Ingegner Alessandro Dodaro, direttore del Dipartimento nucleare di Enea, che vuol dire nucleare di IV generazione?
“Siamo partiti negli anni ’50 con la I generazione, prototipi derivati da applicazioni militari. Oggi siamo alla II generazione e da qualche anno sta iniziando a proporsi la III generazione di centrali nucleari. La differenza tra queste ultime due generazioni è soprattutto sulla sicurezza. Per la II le protezioni si attivano grazie a generatori diesel esterni mentre per la III si attivano automaticamente secondo le leggi fisiche. Una maggior sicurezza ma anche un aggravio piuttosto alto sul costo di costruzione. Con la IV generazione si rivoluziona l’industria nucleare. Si parla di reattori ‘veloci’ moderati con metalli liquidi invece che con acqua come gli attuali (detti ‘lenti’). Un utilizzo di Uranio più efficiente ma anche l’utilizzo come ‘combustibile’ delle scorie prodotte dalla fissione stessa. In questo modo si risolve il problema del Plutonio, che se per i reattori attuali è uno scarto difficile da gestire in sicurezza, può essere utilizzato per la costruzione di bombe atomiche, diventerà materia prima da ‘bruciare’ in quelli di IV. A questo punto grazie al ‘riprocessamento’, il sistema che serve a recuperare l’Uranio non bruciato durante la reazione nucleare, sistema oggi costoso e tecnologicamente complicato, si potrà parlare di un nucleare completamente sostenibile”.
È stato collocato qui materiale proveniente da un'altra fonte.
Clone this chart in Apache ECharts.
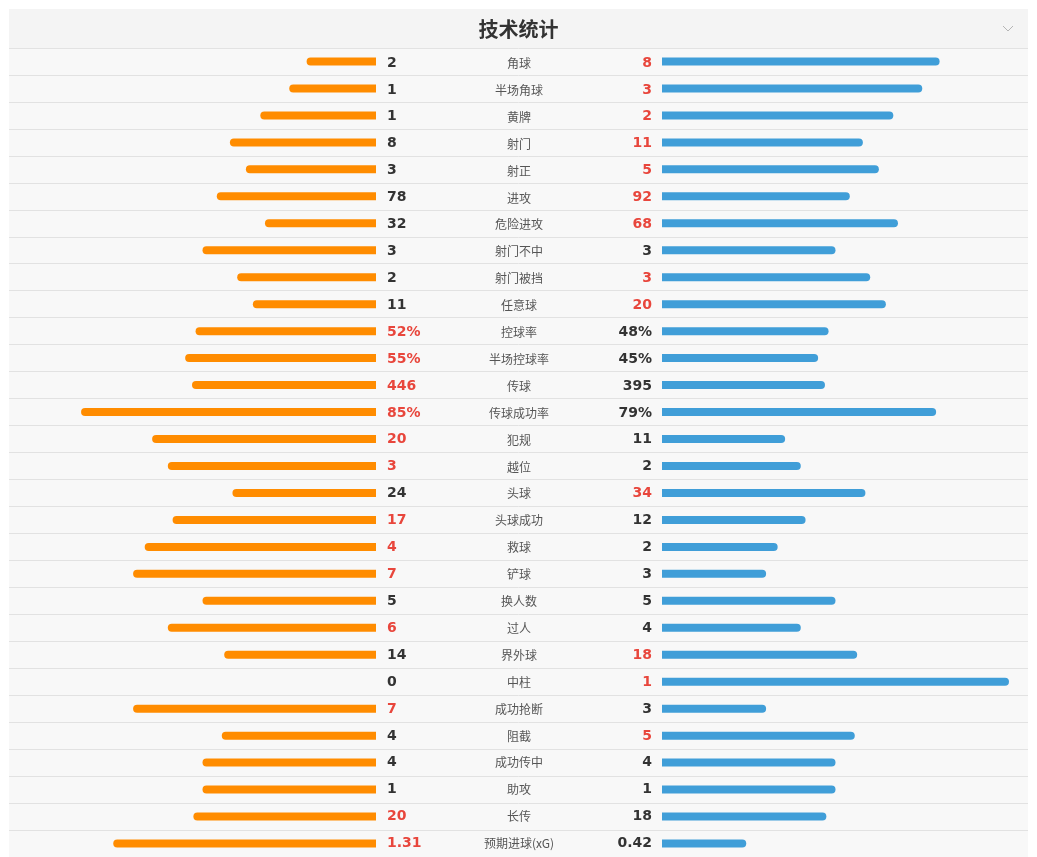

Quando si parla di IV generazione si parla soprattutto di Avanced Modular Reactor (Amr, nda). Cosa sono?
“Si tratta di costruire reattori di IV generazione di piccole dimensioni, maneggevoli, flessibili e modulari. Reattori di 200 MW che, solo se serve, messi in parallelo possono però arrivare alle potenze di quelli attuali, quindi 1000 MW. Reattori costruiti in serie, con componentistica ridotta, fabbricati in siti industriali anche lontani dal luogo dove si costruirà la centrale, da assemblare sul posto. L’idea è quella di non avere la mega centrale ma una costruita su misura al fabbisogno energetico che serve. Grazie agli AMR si potrà sostituire le centrali tradizionali così da sfruttare la rete elettrica esistente. Così come oggi le multi utility forniscono energia producendola con i fossili o le rinnovabili, domani potrebbero avere le loro mini centrali nucleari magari dislocate vicino ai fruitori. Si parla di un’industria nucleare rinnovata e attenta all’ambiente”.
Parliamo della collaborazione di Enea con NewCleo, l’azienda che si propone di costruire gli Amr.
“Stefano Buono, Ceo di NewCleo, lo conosco da anni. La sua azienda ha intenzione di costruire il primo prototipo non nucleare nel 2030 e tra il 2032 ed il 2035 costruire il primo Amr da 200 MW da allacciare alla rete elettrica. Lo faranno in Francia o in Inghilterra, dove ci sono procedure già consolidate e una maggiore accettabilità sociale del nucleare. Per Buono gli AMR potranno essere una realtà largamente diffusa alla fine del prossimo decennio. Il nostro accordo prevede l’uso oneroso di alcune aree del nostro laboratorio del Brasimone, un centro di ricerca costruito negli appennini bolognesi, e il nostro aiuto tecnico per portare avanti il progetto. Per il servizio reso ci viene corrisposto il controvalore economico del trasferimento del know-how, oltre alla co-titolarità di eventuali brevetti che dovessero risultare dalla collaborazione. Oggi in quel laboratorio noi e NewCleo stiamo realizzando un mini reattore da 10 MW raffreddato a piombo fuso, al posto del core nucleare ci sarà una resistenza elettrica, per testare il sistema che produrrà l’energia elettrica”.
Cosa serve per costruire un Amr completo di reattore nucleare.
“Servono i componenti del reattore che devono essere progettati, costruiti, collaudati e qualificati, perché altamente innovativi. Ed Enea è stata scelta per le sue competenze nucleari, nonostante dal 1987 la parola nucleare, in Italia, sia sempre stata vista con un certo malanimo”.